--- Begin Recorded data ---

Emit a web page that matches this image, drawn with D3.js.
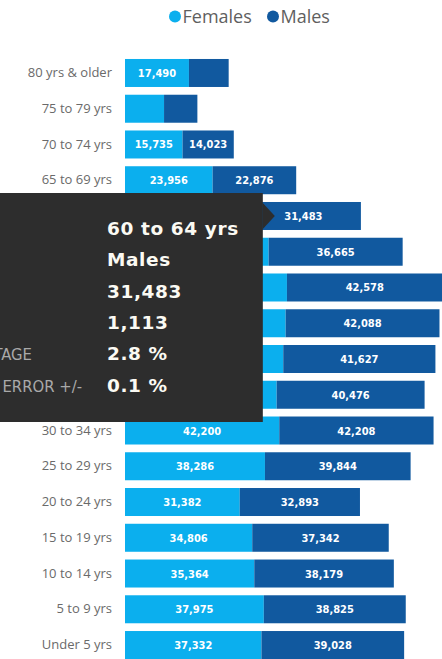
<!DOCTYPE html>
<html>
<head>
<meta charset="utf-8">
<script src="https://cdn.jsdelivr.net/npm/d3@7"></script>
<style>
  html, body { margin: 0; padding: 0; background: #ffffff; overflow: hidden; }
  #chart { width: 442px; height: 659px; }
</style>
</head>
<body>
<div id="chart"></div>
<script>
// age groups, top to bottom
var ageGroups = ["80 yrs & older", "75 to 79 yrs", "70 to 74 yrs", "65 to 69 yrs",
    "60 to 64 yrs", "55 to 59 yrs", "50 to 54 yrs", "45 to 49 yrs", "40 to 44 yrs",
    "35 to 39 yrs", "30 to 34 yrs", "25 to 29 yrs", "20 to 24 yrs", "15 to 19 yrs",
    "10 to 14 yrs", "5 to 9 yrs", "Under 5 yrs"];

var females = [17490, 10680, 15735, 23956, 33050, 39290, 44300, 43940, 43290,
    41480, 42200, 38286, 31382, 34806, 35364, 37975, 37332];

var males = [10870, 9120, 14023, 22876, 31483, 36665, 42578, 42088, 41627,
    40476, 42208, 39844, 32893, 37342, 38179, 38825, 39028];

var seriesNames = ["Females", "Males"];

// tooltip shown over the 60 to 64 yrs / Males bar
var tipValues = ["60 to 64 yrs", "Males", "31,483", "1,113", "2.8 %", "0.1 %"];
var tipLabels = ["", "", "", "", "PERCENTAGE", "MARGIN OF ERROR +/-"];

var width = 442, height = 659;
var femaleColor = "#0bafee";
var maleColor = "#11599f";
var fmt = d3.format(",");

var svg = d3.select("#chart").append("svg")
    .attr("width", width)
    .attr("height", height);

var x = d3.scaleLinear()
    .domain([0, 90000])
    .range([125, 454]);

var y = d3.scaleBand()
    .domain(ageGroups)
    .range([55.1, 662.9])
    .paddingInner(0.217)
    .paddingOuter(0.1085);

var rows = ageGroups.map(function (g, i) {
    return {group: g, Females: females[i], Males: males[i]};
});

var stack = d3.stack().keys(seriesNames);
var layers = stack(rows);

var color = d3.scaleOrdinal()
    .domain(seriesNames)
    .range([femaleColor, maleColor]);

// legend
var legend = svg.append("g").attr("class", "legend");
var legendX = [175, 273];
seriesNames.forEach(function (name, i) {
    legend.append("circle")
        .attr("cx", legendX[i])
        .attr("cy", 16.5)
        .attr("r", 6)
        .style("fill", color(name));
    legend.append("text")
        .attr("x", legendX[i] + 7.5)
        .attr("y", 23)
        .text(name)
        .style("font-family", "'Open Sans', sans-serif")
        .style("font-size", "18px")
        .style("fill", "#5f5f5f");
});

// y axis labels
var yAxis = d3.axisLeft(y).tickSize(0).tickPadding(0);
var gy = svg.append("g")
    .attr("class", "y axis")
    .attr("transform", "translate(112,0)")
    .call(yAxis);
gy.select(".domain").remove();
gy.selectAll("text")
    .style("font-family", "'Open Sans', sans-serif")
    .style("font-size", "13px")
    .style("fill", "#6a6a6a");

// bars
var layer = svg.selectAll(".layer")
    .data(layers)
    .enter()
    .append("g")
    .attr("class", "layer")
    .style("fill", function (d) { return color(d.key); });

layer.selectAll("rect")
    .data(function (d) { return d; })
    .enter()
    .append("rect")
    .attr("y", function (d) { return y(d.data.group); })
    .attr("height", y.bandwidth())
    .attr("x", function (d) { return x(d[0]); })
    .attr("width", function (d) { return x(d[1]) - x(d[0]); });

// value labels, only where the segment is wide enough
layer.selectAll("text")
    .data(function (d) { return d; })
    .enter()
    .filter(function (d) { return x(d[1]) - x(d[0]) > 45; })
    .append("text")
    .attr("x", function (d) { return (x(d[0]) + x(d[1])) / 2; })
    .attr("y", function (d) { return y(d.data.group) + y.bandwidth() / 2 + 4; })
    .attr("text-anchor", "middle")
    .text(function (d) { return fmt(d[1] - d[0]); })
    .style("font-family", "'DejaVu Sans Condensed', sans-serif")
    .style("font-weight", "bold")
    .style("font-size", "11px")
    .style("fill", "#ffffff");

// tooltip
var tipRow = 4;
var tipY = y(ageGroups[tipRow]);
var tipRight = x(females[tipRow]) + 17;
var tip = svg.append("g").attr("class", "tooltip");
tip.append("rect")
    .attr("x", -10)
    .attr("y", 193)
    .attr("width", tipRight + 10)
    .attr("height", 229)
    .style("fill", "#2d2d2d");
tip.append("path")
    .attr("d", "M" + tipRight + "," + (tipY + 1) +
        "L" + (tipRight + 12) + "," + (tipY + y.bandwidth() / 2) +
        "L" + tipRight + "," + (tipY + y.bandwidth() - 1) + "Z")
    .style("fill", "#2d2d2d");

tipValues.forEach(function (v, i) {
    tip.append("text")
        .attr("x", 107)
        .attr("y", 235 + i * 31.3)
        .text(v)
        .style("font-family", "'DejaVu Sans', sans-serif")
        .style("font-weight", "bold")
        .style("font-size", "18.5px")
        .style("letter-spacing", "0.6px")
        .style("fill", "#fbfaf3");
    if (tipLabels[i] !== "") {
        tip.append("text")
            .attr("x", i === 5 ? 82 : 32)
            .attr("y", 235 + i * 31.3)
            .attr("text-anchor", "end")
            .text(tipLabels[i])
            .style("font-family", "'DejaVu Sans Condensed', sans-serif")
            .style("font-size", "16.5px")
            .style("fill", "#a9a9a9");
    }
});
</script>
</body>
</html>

--- End Recorded data ---

→ Required work:
Only lines belong in the copy: transcribe those from the start of the data through the line that contains "41480, 42200, 38286, 31382, 34806, 35364, 37975, 37332];", and skip the pictures.

→ Solution for this task:
Emit a web page that matches this image, drawn with D3.js.
<!DOCTYPE html>
<html>
<head>
<meta charset="utf-8">
<script src="https://cdn.jsdelivr.net/npm/d3@7"></script>
<style>
  html, body { margin: 0; padding: 0; background: #ffffff; overflow: hidden; }
  #chart { width: 442px; height: 659px; }
</style>
</head>
<body>
<div id="chart"></div>
<script>
// age groups, top to bottom
var ageGroups = ["80 yrs & older", "75 to 79 yrs", "70 to 74 yrs", "65 to 69 yrs",
    "60 to 64 yrs", "55 to 59 yrs", "50 to 54 yrs", "45 to 49 yrs", "40 to 44 yrs",
    "35 to 39 yrs", "30 to 34 yrs", "25 to 29 yrs", "20 to 24 yrs", "15 to 19 yrs",
    "10 to 14 yrs", "5 to 9 yrs", "Under 5 yrs"];

var females = [17490, 10680, 15735, 23956, 33050, 39290, 44300, 43940, 43290,
    41480, 42200, 38286, 31382, 34806, 35364, 37975, 37332];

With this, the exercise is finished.